Mr. Ellis would not answer to someone calling him a pessimist, though all his books are about angsty, egoistic and childish characters dealing with loneliness and drug addiction. What makes him unique is that he avoids the trap that his fellow postmodernist writers, such as the infamous Chuck Palahniuk, so often run into. Ellis refuses to say that by desensitizing oneself to the ugliness of the world, one will end up finding life more worth living, nor does he repeat the older-than-dirt cliché that “ugliness and violence can be beautiful in a way.”
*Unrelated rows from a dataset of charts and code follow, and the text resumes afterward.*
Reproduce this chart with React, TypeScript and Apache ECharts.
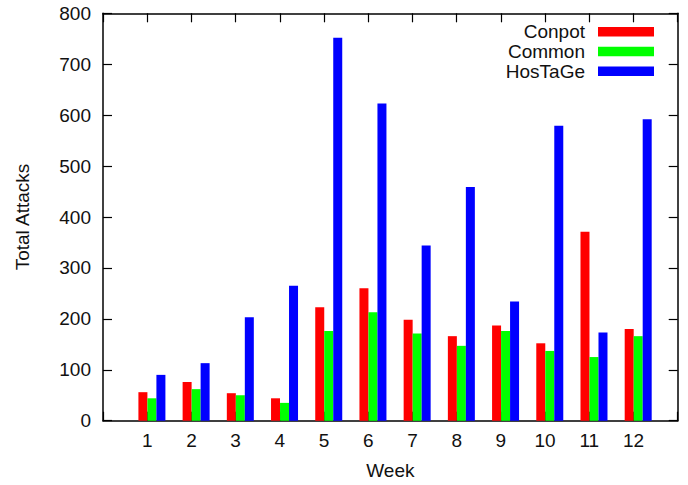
import React, { useEffect, useRef } from "react";
import * as echarts from "echarts";

const weeks = ["1", "2", "3", "4", "5", "6", "7", "8", "9", "10", "11", "12"];
const conpot = [56, 76, 54, 44, 223, 260, 198, 166, 187, 152, 371, 180];
const common = [44, 62, 50, 35, 176, 213, 171, 147, 176, 137, 125, 166];
const hostage = [90, 113, 203, 265, 752, 623, 344, 459, 234, 579, 173, 592];
const yTicks = { min: 0, max: 800, interval: 100 };

const FONT = "'Liberation Sans', Arial, Helvetica, sans-serif";
const TEXT = "#111";

export default function App() {
  const ref = useRef<HTMLDivElement>(null);
  useEffect(() => {
    if (!ref.current) return;
    const chart = echarts.init(ref.current, undefined, { renderer: "svg" });
    // hidden category axis with a slot before the first and after the last week
    const slots = ["", ...weeks, ""];
    const pad = (arr: number[]) => [null, ...arr, null];
    const L = 103, R = 10.3, T = 13.3, B = 64.3, SHIFT = 4.7;
    const axisLine = { show: true, onZero: false, lineStyle: { color: "#000", width: 1.5 } };
    const ticksIn = { show: true, inside: true, length: 9, lineStyle: { color: "#000", width: 1.2 } };
    chart.setOption({
      animation: false,
      backgroundColor: "#fff",
      textStyle: { fontFamily: FONT },
      grid: [
        { left: L, right: R, top: T, bottom: B, show: false },
        { left: L + SHIFT, right: R - SHIFT, top: T, bottom: B, show: false },
      ],
      legend: {
        orient: "vertical",
        right: 34,
        top: 22,
        padding: 0,
        align: "right",
        itemWidth: 56,
        itemHeight: 9.5,
        itemGap: 0,
        icon: "rect",
        selectedMode: false,
        textStyle: {
          fontFamily: FONT,
          fontSize: 19,
          color: TEXT,
          lineHeight: 19.7,
          padding: [0, 8, 0, 0],
        },
        data: ["Conpot", "Common", "HosTaGe"],
      },
      xAxis: [
        {
          type: "value",
          gridIndex: 0,
          min: 0,
          max: weeks.length + 1,
          interval: 1,
          position: "bottom",
          name: "Week",
          nameLocation: "middle",
          nameGap: 40,
          nameTextStyle: { fontFamily: FONT, fontSize: 19, color: TEXT },
          axisLine,
          axisTick: ticksIn,
          splitLine: { show: false },
          axisLabel: {
            fontFamily: FONT,
            fontSize: 19,
            color: TEXT,
            margin: 10,
            formatter: (v: number) => (v >= 1 && v <= weeks.length ? weeks[v - 1] : ""),
          },
        },
        {
          type: "value",
          gridIndex: 0,
          min: 0,
          max: weeks.length + 1,
          interval: 1,
          position: "top",
          axisLine,
          axisTick: ticksIn,
          axisLabel: { show: false },
          splitLine: { show: false },
        },
        {
          type: "category",
          gridIndex: 1,
          data: slots,
          boundaryGap: false,
          show: false,
        },
      ],
      yAxis: [
        {
          type: "value",
          gridIndex: 0,
          ...yTicks,
          position: "left",
          name: "Total Attacks",
          nameLocation: "middle",
          nameGap: 71,
          nameTextStyle: { fontFamily: FONT, fontSize: 19, color: TEXT },
          axisLine,
          axisTick: ticksIn,
          splitLine: { show: false },
          axisLabel: { fontFamily: FONT, fontSize: 19, color: TEXT, margin: 12 },
        },
        {
          type: "value",
          gridIndex: 0,
          ...yTicks,
          position: "right",
          axisLine,
          axisTick: ticksIn,
          splitLine: { show: false },
          axisLabel: { show: false },
        },
        {
          type: "value",
          gridIndex: 1,
          ...yTicks,
          show: false,
          splitLine: { show: false },
        },
      ],
      series: [
        { name: "Conpot", data: pad(conpot), color: "#ff0000" },
        { name: "Common", data: pad(common), color: "#00ff00" },
        { name: "HosTaGe", data: pad(hostage), color: "#0000ff" },
      ].map((s) => ({
        ...s,
        type: "bar",
        xAxisIndex: 2,
        yAxisIndex: 2,
        barWidth: 9,
        barGap: "0%",
        itemStyle: { color: s.color },
      })),
    });
    return () => chart.dispose();
  }, []);
  return <div ref={ref} style={{ width: 688, height: 485, position: "absolute", left: 0, top: 0 }} />;
}
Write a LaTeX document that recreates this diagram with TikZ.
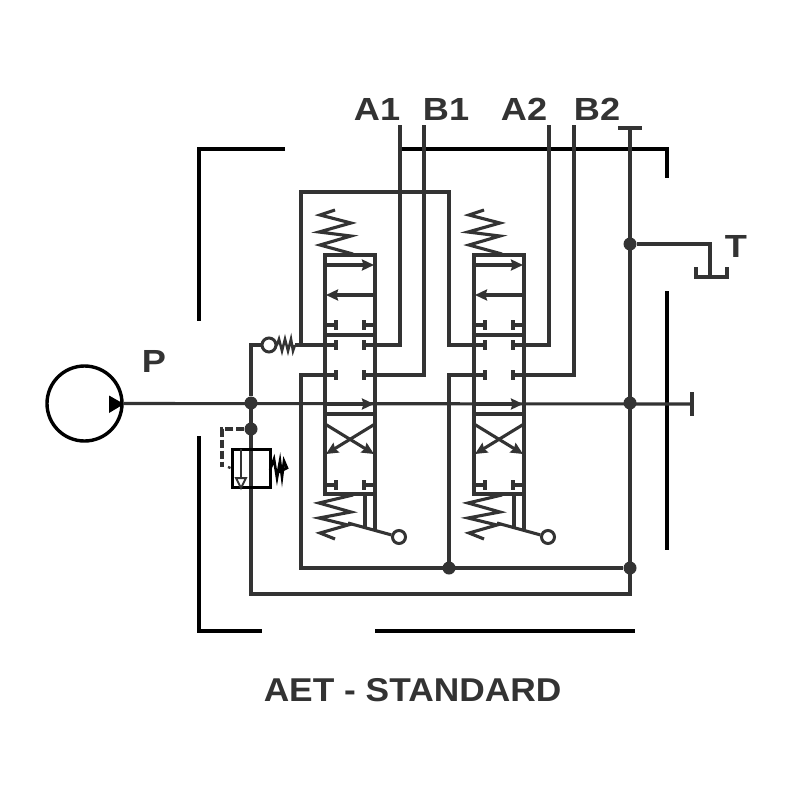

No, Ellis is far too royalist for that. He has cultivated the image of the California Bohemian, the libertine, eccentric and educated “artist” who while stressing fulfillment, also stresses ethics. He sees no “better” possible relations for mankind, he sees only the avoidance of “excessive” excesses. In his mind’s eye, he sees himself as the post-beatnik, clean-cut rebel, while at the same time the lone guardian of a feudal code of honor, a pair of hands holding back the deluge of a thousand spoiled young Marquis De Sades.

To add a personal touch to this review, I read this marvelously short book that says so much in one day, in perhaps two sittings. There are no chapters to speak of, merely sections of perhaps a few paragraphs each, separated by spaces. It makes the work gently episodic but never choppy. There is nothing here as outwardly violent and raw as the sex-and-murder scenes from his later American Psycho – there is nothing here that seeks to “grab the reader by the throat” or make him experience challenging slices of animal emotion.

Less Than Zero flows so smoothly and so straightly that it can only be compared to a modern, R-rated Catcher In the Rye. Never have I read a book that so beautifully captures the lost, barren irreverence of youth while doing it in such a streetwise manner. There is never any attempt to impose an intensity or a purpose to the narrative; it merely exists. As such, it is intensely relaxing even as it is profound and fleeting.

Here, Ellis does something that so few authors can do gracefully: he relaxes his grip, and he lets the story flow.